Citigroup's Mexican Unit Chief Medina-Mora Said to Plan to Leave

Citigroup Inc. co-president Manuel Medina-Mora has been telling colleagues that he is close to retiring as the Mexican unit he helped build fights fraud allegations, according to a person familiar with his thinking.

Chief Executive Officer Michael Corbat, who on Tuesday described a fraud discovered in Mexico as "appalling," respects Medina-Mora and the business he developed, the person said. Medina-Mora turns 65 in August, and his retirement at that age wouldn't be a shock, the person said. The decision could be made in coming months, the person said.

Banamex, the Mexican division that has been held up as an example of profitable banking business at Citigroup, has suffered this year from fraud accusations, including one disclosed yesterday. The unit's CEO, Javier Arrigunaga, resigned this month "in light of the difficult challenges our franchise in Mexico has faced over the past year," Medina-Mora said in an Oct. 3 news release.

While there are people within Citigroup and the company's board who would like to see Medina-Mora depart from the New York-based bank, the decision will be up to Medina-Mora and Corbat, said the person, who requested anonymity to speak about private discussions.

Citigroup is encouraging Medina-Mora to retire, although Citigroup Chairman Michael O'Neill and Corbat don't want to damage relationships that have made Medina-Mora crucial to the bank's success in Mexico, the New York Times reported. Still, O'Neill has told members of the board privately that he doesn't think Medina-Mora always communicated with the New York headquarters about problems in the Mexican unit, according to the report published on the newspaper's website late yesterday.

"Manuel Medina-Mora is a highly valued and well-respected member of the management team, who has an outstanding track record globally in consumer banking, as today's results show," Mark Costiglio, a company spokesman, said in an e-mailed statement yesterday.

Medina-Mora didn't respond to an e-mailed request for comment, and Citigroup declined to make him available for an interview.

In February Citigroup disclosed a loss related to loans made to Mexican oil-services company Oceanografia SA in an alleged fraud. The Mexican mediator handling Oceanografia's bankruptcy rejected at least 2 billion pesos ($149 million) of Citigroup's claims, a person familiar with the matter said this week.

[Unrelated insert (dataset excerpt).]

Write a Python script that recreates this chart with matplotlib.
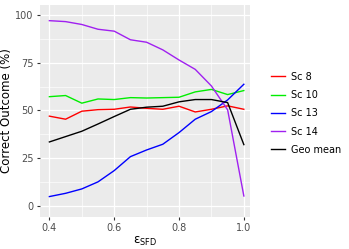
import numpy as np
import matplotlib.pyplot as plt

eps = [0.4, 0.45, 0.5, 0.55, 0.6, 0.65, 0.7, 0.75, 0.8, 0.85, 0.9, 0.95, 1.0]
sc8 = [47.0, 45.4, 49.6, 50.4, 50.6, 51.8, 51.1, 50.6, 52.2, 49.2, 50.6, 52.4, 50.6]
sc10 = [57.2, 57.8, 53.8, 56.0, 55.7, 56.7, 56.5, 56.7, 56.9, 59.7, 61.0, 58.3, 60.4]
sc13 = [4.9, 6.6, 8.9, 12.6, 18.5, 25.8, 29.3, 32.3, 38.4, 45.4, 49.4, 55.5, 63.7]
sc14 = [97.0, 96.5, 95.0, 92.5, 91.5, 87.0, 85.7, 81.7, 76.4, 71.5, 62.8, 50.3, 5.2]
geo = [33.5, 36.3, 39.1, 42.9, 46.8, 50.6, 51.7, 52.2, 54.5, 55.7, 55.7, 54.1, 32.1]

names = ["Sc 8", "Sc 10", "Sc 13", "Sc 14", "Geo mean"]
colors = ["#ff0000", "#00ee00", "#0000ff", "#a020f0", "#000000"]

plt.rcParams["mathtext.fontset"] = "dejavusans"

fig = plt.figure(figsize=(3.49, 2.49), dpi=100)
ax = fig.add_axes([40/349, 32/249, 210/349, 212/249])
ax.set_facecolor("#ebebeb")

for ys, nm, c in zip([sc8, sc10, sc13, sc14, geo], names, colors):
    ax.plot(eps, ys, color=c, lw=1.0, label=nm)

ax.set_xlim(0.371, 1.019)
ax.set_ylim(-5.8, 105.2)
ax.set_xticks([0.4, 0.6, 0.8, 1.0])
ax.set_xticklabels(["0.4", "0.6", "0.8", "1.0"])
ax.set_yticks([0, 25, 50, 75, 100])
ax.set_xticks([0.5, 0.7, 0.9], minor=True)
ax.set_yticks([12.5, 37.5, 62.5, 87.5], minor=True)
ax.grid(True, which="major", color="white", lw=0.9)
ax.grid(True, which="minor", color="white", lw=0.45)
ax.set_axisbelow(True)
for s in ax.spines.values():
    s.set_visible(False)
ax.tick_params(which="major", length=2.5, color="#333333", labelsize=7, labelcolor="#4d4d4d", pad=2)
ax.tick_params(which="minor", length=0)
ax.set_xlabel("ε$_{\\rm SFD}$", fontsize=8.5, labelpad=1)
ax.set_ylabel("Correct Outcome (%)", fontsize=8.5, labelpad=2)

leg = fig.legend(loc="upper left", bbox_to_anchor=(262/349, 186/249), frameon=False,
                 fontsize=7, handlelength=1.5, labelspacing=0.85, handletextpad=0.6)

fig.savefig("out.png", dpi=100)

Citigroup cited control issues unrelated to the Oceanografia fraud when it cut Medina-Mora's 2013 pay to $9.5 million from $11 million in March.

Citigroup said Tuesday that it discovered that Banamex's private-security unit had been engaged in illegal and unauthorized activities. Citigroup disbanded the unit, which was formed in 1994, after finding a $15 million fraud that began around 2000 and lasted through last year, a person with knowledge of the matter said.

The fraud, which Citigroup reported to Mexican and U.S. authorities after conducting an independent investigation, included inflating gasoline expenses, obtaining recorded phone calls and setting up shell companies to launder proceeds, according to two people briefed on the probe's findings.

While the unit was supposed to provide security to Banamex executives and board members, it also served clients and other parties who had relationships with the bank, one of the people said. Vendors were overcharging the unit, and the people in charge are suspected of having received kickbacks, the person said.

Medina-Mora, who was named Banamex CEO in 1996 and became chairman in 2010, has made money for his companies. Citigroup's global consumer-banking division that he has run since 2011 earned $7.1 billion last year, more than half of the company's net income. Banamex profits ballooned to 18.5 billion pesos last year from 4.1 billion pesos in 2004.

That performance helped Mexico's second-largest lender maintain autonomy. Medina-Mora opposed a 2007 companywide rebranding that could have changed Banamex's name, a person involved who wasn't authorized to talk said in March.

Banamex also resisted efforts by New York to improve governance and controls, four people with direct knowledge of the conflict said earlier this year.